* [STATED GOAL] Omit all images. Write out the rest of the material exactly.

* Begin DATA EXTRACT *

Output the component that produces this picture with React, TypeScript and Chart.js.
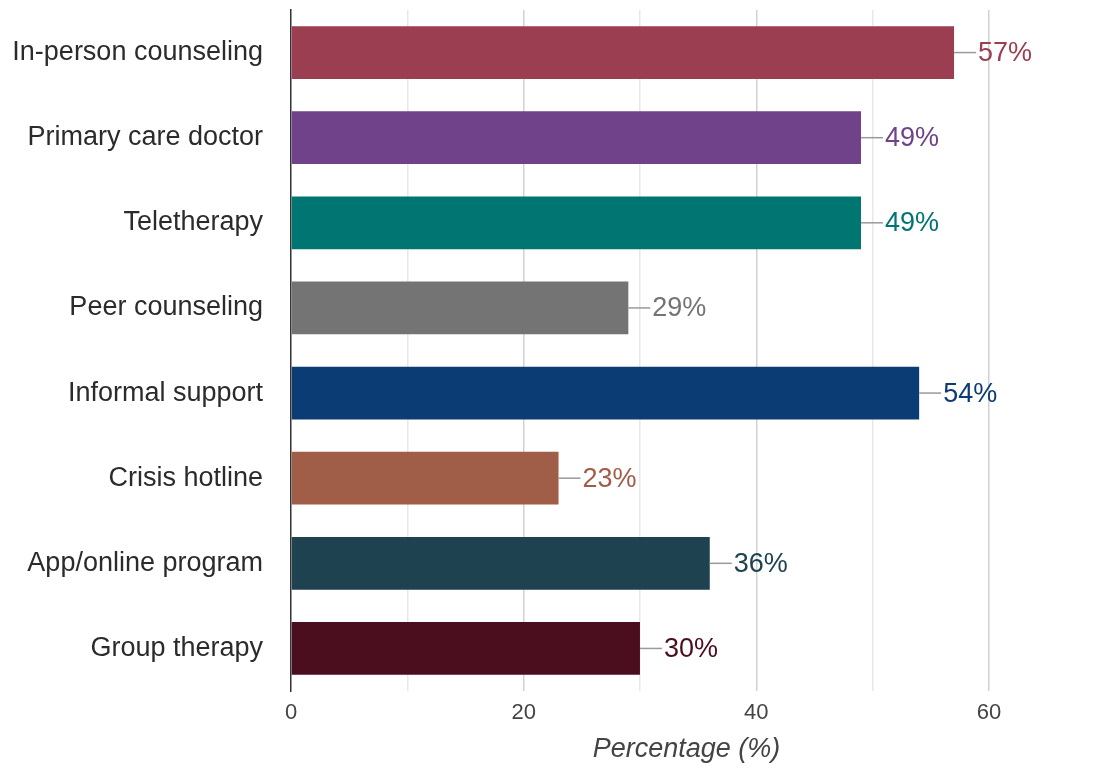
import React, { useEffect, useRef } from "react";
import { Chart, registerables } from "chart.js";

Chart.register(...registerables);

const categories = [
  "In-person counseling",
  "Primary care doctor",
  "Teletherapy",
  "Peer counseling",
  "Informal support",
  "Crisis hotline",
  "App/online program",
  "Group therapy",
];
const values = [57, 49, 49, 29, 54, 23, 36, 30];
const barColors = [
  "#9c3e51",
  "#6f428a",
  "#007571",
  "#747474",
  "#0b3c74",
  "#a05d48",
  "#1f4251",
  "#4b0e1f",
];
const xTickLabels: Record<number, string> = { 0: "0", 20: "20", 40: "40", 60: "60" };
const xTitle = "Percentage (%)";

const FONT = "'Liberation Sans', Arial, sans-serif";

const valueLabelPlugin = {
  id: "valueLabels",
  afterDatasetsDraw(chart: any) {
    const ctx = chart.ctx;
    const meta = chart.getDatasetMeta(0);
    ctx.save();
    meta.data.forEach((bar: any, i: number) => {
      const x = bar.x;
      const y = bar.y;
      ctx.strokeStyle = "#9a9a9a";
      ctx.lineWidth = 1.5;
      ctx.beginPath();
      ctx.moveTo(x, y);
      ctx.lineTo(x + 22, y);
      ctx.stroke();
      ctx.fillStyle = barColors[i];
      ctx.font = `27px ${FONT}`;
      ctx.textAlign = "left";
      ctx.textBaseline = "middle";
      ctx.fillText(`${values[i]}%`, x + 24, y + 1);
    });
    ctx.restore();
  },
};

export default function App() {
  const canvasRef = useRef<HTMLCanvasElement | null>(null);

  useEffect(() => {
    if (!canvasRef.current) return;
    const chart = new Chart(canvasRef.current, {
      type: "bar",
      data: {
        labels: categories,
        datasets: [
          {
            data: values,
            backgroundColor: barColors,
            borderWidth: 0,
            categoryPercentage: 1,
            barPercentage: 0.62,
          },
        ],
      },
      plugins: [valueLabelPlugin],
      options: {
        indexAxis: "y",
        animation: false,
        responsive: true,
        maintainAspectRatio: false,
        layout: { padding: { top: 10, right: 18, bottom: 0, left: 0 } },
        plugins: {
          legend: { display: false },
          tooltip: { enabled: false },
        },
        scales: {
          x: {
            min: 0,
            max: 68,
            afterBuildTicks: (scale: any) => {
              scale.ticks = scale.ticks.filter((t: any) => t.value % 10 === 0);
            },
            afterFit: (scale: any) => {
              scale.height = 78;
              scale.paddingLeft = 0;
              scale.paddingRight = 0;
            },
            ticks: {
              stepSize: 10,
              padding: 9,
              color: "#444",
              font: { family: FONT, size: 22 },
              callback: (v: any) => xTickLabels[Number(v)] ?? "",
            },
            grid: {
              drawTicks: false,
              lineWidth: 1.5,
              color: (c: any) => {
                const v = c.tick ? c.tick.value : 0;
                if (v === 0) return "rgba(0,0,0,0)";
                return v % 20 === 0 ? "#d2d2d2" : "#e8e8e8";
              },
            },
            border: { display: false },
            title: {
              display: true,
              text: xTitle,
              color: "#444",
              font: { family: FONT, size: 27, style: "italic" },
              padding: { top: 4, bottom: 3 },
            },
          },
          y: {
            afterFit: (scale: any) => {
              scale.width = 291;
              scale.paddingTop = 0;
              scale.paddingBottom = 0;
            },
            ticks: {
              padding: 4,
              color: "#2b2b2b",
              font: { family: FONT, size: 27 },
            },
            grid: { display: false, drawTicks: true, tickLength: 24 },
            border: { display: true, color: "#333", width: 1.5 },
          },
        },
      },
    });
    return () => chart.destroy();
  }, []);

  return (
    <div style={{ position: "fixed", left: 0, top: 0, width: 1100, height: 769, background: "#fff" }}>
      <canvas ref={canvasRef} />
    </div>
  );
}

* End DATA EXTRACT *

* [TASK SOLUTION]
Output the component that produces this picture with React, TypeScript and Chart.js.
import React, { useEffect, useRef } from "react";
import { Chart, registerables } from "chart.js";

Chart.register(...registerables);

const categories = [
  "In-person counseling",
  "Primary care doctor",
  "Teletherapy",
  "Peer counseling",
  "Informal support",
  "Crisis hotline",
  "App/online program",
  "Group therapy",
];
const values = [57, 49, 49, 29, 54, 23, 36, 30];
const barColors = [
  "#9c3e51",
  "#6f428a",
  "#007571",
  "#747474",
  "#0b3c74",
  "#a05d48",
  "#1f4251",
  "#4b0e1f",
];
const xTickLabels: Record<number, string> = { 0: "0", 20: "20", 40: "40", 60: "60" };
const xTitle = "Percentage (%)";

const FONT = "'Liberation Sans', Arial, sans-serif";

const valueLabelPlugin = {
  id: "valueLabels",
  afterDatasetsDraw(chart: any) {
    const ctx = chart.ctx;
    const meta = chart.getDatasetMeta(0);
    ctx.save();
    meta.data.forEach((bar: any, i: number) => {
      const x = bar.x;
      const y = bar.y;
      ctx.strokeStyle = "#9a9a9a";
      ctx.lineWidth = 1.5;
      ctx.beginPath();
      ctx.moveTo(x, y);
      ctx.lineTo(x + 22, y);
      ctx.stroke();
      ctx.fillStyle = barColors[i];
      ctx.font = `27px ${FONT}`;
      ctx.textAlign = "left";
      ctx.textBaseline = "middle";
      ctx.fillText(`${values[i]}%`, x + 24, y + 1);
    });
    ctx.restore();
  },
};

export default function App() {
  const canvasRef = useRef<HTMLCanvasElement | null>(null);

  useEffect(() => {
    if (!canvasRef.current) return;
    const chart = new Chart(canvasRef.current, {
      type: "bar",
      data: {
        labels: categories,
        datasets: [
          {
            data: values,
            backgroundColor: barColors,
            borderWidth: 0,
            categoryPercentage: 1,
            barPercentage: 0.62,
          },
        ],
      },
      plugins: [valueLabelPlugin],
      options: {
        indexAxis: "y",
        animation: false,
        responsive: true,
        maintainAspectRatio: false,
        layout: { padding: { top: 10, right: 18, bottom: 0, left: 0 } },
        plugins: {
          legend: { display: false },
          tooltip: { enabled: false },
        },
        scales: {
          x: {
            min: 0,
            max: 68,
            afterBuildTicks: (scale: any) => {
              scale.ticks = scale.ticks.filter((t: any) => t.value % 10 === 0);
            },
            afterFit: (scale: any) => {
              scale.height = 78;
              scale.paddingLeft = 0;
              scale.paddingRight = 0;
            },
            ticks: {
              stepSize: 10,
              padding: 9,
              color: "#444",
              font: { family: FONT, size: 22 },
              callback: (v: any) => xTickLabels[Number(v)] ?? "",
            },
            grid: {
              drawTicks: false,
              lineWidth: 1.5,
              color: (c: any) => {
                const v = c.tick ? c.tick.value : 0;
                if (v === 0) return "rgba(0,0,0,0)";
                return v % 20 === 0 ? "#d2d2d2" : "#e8e8e8";
              },
            },
            border: { display: false },
            title: {
              display: true,
              text: xTitle,
              color: "#444",
              font: { family: FONT, size: 27, style: "italic" },
              padding: { top: 4, bottom: 3 },
            },
          },
          y: {
            afterFit: (scale: any) => {
              scale.width = 291;
              scale.paddingTop = 0;
              scale.paddingBottom = 0;
            },
            ticks: {
              padding: 4,
              color: "#2b2b2b",
              font: { family: FONT, size: 27 },
            },
            grid: { display: false, drawTicks: true, tickLength: 24 },
            border: { display: true, color: "#333", width: 1.5 },
          },
        },
      },
    });
    return () => chart.destroy();
  }, []);

  return (
    <div style={{ position: "fixed", left: 0, top: 0, width: 1100, height: 769, background: "#fff" }}>
      <canvas ref={canvasRef} />
    </div>
  );
}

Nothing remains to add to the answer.